RECORDS SHOWN:
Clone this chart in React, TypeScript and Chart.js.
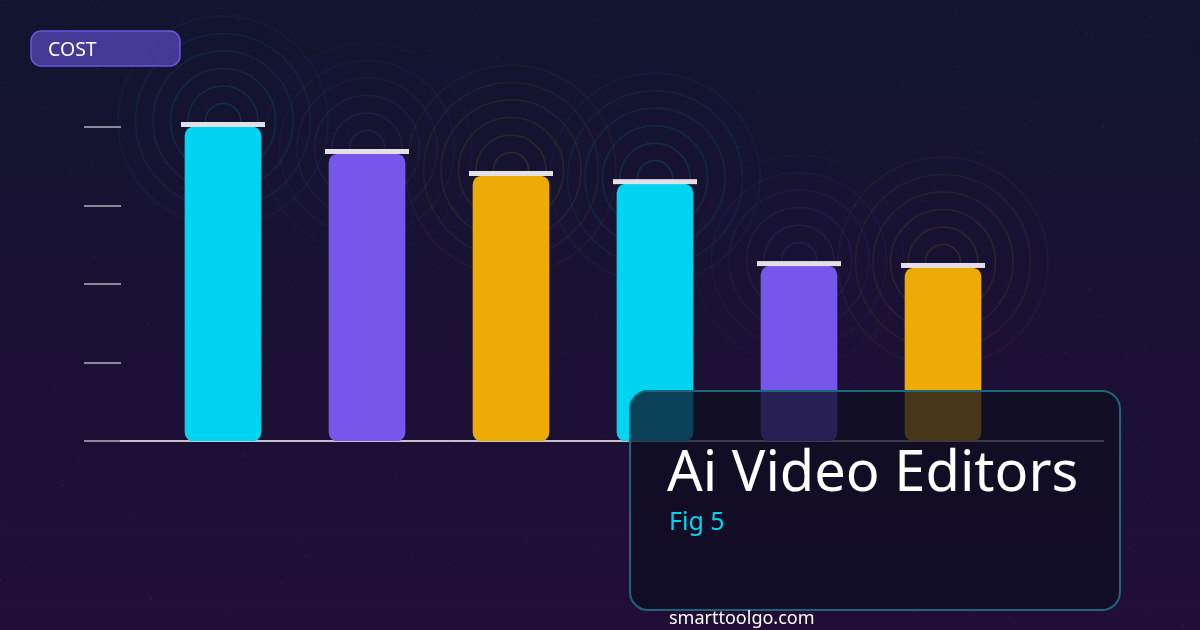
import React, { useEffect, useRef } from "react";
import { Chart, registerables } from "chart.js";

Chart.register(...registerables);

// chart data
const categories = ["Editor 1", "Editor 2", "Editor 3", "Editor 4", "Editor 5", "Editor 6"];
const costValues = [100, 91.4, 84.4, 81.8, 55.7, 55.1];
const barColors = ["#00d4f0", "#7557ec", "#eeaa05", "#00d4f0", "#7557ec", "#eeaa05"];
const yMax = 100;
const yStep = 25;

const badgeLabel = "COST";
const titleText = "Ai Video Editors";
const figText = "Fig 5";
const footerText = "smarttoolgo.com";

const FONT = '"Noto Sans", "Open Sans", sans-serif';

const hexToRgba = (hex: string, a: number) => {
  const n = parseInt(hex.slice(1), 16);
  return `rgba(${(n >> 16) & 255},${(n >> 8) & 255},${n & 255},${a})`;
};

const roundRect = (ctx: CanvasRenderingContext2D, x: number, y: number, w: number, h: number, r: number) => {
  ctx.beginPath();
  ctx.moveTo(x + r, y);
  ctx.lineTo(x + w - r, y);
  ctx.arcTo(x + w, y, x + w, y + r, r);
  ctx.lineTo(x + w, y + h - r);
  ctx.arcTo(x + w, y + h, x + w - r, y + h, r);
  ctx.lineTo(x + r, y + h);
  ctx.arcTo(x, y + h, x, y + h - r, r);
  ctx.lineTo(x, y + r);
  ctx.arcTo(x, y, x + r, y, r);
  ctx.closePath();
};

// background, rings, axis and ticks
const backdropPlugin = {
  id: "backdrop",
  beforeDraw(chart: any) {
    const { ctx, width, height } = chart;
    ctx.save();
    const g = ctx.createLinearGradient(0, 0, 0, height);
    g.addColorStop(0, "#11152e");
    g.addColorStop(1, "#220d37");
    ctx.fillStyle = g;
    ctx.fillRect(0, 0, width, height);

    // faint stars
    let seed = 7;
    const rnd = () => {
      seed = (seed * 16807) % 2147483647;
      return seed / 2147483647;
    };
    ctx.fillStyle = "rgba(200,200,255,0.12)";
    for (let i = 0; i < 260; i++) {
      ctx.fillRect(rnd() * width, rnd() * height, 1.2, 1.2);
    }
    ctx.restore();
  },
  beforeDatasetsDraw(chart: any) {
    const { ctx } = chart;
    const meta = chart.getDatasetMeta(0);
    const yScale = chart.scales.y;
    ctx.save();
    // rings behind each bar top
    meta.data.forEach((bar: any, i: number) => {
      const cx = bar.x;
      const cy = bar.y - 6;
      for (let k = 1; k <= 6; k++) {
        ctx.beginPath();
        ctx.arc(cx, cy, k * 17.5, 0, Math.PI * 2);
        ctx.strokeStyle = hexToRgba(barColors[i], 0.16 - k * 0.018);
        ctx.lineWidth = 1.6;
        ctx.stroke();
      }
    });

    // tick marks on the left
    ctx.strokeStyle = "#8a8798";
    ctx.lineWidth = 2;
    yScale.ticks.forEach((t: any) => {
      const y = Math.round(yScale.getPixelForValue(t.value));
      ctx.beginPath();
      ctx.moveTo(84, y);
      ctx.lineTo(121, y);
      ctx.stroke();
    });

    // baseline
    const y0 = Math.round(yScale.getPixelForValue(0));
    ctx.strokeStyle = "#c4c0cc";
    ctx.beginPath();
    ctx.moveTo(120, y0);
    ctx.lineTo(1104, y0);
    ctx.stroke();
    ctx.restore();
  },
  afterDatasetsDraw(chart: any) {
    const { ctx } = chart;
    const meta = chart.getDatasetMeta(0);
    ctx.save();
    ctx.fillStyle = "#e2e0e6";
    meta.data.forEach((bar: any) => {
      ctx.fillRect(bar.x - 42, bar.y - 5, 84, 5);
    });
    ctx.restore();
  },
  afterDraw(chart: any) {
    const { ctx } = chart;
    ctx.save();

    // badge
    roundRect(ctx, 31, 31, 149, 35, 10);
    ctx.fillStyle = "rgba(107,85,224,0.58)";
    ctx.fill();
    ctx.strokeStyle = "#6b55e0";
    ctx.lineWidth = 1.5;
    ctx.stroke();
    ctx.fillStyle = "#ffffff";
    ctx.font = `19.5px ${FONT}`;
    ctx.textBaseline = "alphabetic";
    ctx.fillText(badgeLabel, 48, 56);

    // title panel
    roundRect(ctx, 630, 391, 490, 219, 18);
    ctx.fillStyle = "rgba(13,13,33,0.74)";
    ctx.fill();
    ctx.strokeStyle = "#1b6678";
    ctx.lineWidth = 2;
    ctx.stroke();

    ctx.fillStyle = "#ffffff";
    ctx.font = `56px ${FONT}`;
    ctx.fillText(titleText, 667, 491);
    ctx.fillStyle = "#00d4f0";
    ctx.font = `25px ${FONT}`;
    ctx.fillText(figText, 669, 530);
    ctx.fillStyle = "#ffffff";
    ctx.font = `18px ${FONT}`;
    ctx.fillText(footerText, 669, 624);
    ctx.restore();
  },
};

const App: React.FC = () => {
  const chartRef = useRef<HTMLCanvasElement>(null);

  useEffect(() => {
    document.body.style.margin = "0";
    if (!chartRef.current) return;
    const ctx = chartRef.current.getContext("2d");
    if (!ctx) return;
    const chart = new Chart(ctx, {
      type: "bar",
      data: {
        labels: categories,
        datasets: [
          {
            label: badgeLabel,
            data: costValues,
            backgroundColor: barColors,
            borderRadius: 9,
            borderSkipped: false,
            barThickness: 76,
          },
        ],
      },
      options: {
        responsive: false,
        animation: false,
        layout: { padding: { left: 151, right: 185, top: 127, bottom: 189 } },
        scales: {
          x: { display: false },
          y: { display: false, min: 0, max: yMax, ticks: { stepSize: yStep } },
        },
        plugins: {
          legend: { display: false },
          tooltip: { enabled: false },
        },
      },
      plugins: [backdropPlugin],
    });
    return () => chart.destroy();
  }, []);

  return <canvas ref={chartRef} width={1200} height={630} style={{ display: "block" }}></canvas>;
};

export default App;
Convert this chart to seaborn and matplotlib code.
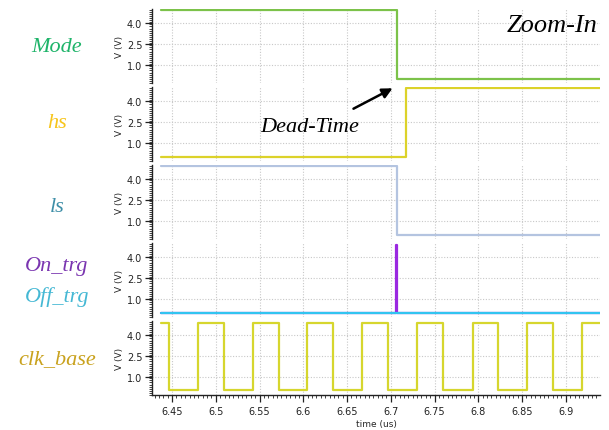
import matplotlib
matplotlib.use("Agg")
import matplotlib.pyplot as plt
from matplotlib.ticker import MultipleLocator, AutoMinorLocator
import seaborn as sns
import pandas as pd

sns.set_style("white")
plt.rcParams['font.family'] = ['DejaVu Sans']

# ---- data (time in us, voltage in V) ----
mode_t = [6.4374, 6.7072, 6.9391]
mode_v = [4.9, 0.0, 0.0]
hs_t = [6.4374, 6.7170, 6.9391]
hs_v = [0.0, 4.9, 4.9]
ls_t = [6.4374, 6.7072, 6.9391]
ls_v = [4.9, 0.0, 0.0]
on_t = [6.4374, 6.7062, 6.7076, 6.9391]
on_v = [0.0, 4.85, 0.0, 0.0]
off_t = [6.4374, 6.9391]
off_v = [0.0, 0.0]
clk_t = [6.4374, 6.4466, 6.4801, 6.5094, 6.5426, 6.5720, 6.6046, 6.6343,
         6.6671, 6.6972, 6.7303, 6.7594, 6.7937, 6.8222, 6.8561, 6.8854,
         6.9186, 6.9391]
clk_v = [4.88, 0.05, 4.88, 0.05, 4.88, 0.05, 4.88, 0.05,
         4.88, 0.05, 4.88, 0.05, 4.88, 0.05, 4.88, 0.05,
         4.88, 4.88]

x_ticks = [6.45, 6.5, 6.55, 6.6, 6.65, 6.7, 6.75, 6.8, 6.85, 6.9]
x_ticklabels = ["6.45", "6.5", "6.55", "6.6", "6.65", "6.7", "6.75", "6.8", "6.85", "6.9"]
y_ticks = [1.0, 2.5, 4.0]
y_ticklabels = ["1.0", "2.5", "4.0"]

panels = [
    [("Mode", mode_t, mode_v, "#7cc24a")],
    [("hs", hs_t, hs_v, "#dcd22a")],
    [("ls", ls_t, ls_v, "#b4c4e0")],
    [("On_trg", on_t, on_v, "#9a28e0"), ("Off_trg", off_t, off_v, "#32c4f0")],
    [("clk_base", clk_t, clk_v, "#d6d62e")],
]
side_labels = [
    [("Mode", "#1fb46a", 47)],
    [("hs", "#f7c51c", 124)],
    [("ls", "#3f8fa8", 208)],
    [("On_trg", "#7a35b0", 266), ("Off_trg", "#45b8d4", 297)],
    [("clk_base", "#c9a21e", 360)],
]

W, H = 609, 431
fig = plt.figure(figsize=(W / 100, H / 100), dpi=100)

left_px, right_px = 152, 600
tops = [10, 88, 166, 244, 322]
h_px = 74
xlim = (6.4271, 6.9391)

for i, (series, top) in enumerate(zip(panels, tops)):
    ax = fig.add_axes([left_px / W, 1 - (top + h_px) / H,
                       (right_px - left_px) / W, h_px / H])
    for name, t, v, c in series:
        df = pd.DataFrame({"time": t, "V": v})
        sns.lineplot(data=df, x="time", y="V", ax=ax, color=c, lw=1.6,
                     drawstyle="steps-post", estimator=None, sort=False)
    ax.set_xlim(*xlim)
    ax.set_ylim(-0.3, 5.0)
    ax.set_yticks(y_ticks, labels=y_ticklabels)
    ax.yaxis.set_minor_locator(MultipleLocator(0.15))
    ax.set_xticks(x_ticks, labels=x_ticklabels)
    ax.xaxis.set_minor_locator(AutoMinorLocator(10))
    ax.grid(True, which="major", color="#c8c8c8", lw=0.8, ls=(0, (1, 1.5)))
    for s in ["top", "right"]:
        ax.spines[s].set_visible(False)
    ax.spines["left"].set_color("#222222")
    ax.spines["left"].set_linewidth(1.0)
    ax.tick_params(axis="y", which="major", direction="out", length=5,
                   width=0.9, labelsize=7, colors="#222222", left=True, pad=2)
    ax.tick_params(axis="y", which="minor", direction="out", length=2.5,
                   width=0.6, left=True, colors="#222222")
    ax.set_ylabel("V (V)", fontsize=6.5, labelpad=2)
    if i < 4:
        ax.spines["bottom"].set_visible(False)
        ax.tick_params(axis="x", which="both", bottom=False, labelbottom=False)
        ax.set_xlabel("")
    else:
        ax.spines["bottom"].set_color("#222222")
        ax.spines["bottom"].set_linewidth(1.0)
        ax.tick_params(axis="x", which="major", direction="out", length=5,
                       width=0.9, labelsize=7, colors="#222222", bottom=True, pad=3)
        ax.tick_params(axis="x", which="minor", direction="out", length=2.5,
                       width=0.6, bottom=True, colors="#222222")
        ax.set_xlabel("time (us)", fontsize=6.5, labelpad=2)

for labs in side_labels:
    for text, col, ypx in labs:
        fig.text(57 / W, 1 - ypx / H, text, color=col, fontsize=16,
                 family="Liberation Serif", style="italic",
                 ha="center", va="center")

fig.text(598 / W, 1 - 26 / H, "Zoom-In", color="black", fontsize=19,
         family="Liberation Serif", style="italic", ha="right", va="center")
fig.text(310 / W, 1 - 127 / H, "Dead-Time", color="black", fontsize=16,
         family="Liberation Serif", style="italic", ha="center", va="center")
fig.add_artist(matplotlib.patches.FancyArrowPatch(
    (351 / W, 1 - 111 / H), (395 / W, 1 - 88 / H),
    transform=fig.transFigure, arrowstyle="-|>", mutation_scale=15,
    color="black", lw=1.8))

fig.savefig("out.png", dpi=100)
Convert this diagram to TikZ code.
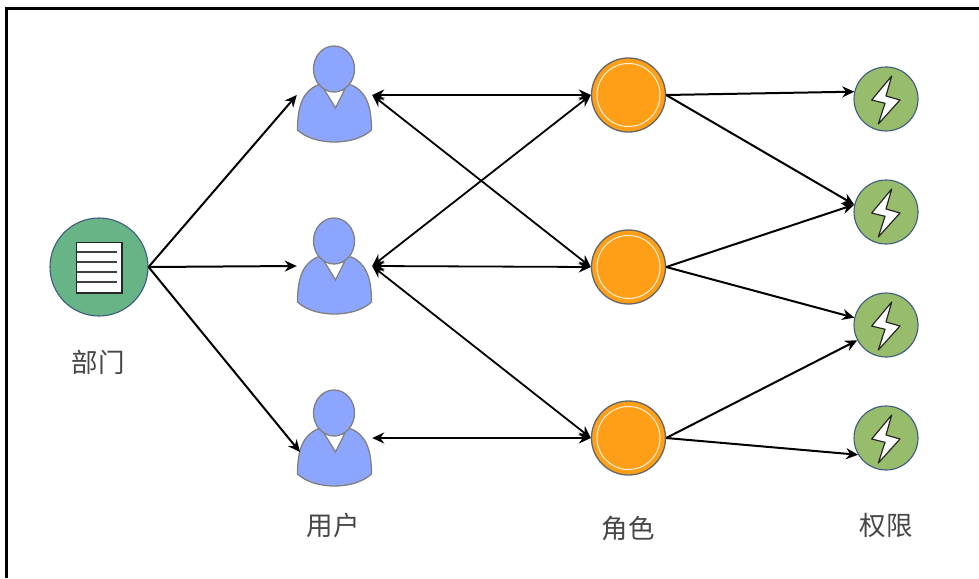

EXERCISE GOAL: Take the material above and output only the lines from the one that contains "Convert this chart" through the one that contains "plt.rcParams['font.family'] = ['DejaVu Sans']", ends included and images left out.

SOLUTION TO THE PROBLEM:
Convert this chart to seaborn and matplotlib code.
import matplotlib
matplotlib.use("Agg")
import matplotlib.pyplot as plt
from matplotlib.ticker import MultipleLocator, AutoMinorLocator
import seaborn as sns
import pandas as pd

sns.set_style("white")
plt.rcParams['font.family'] = ['DejaVu Sans']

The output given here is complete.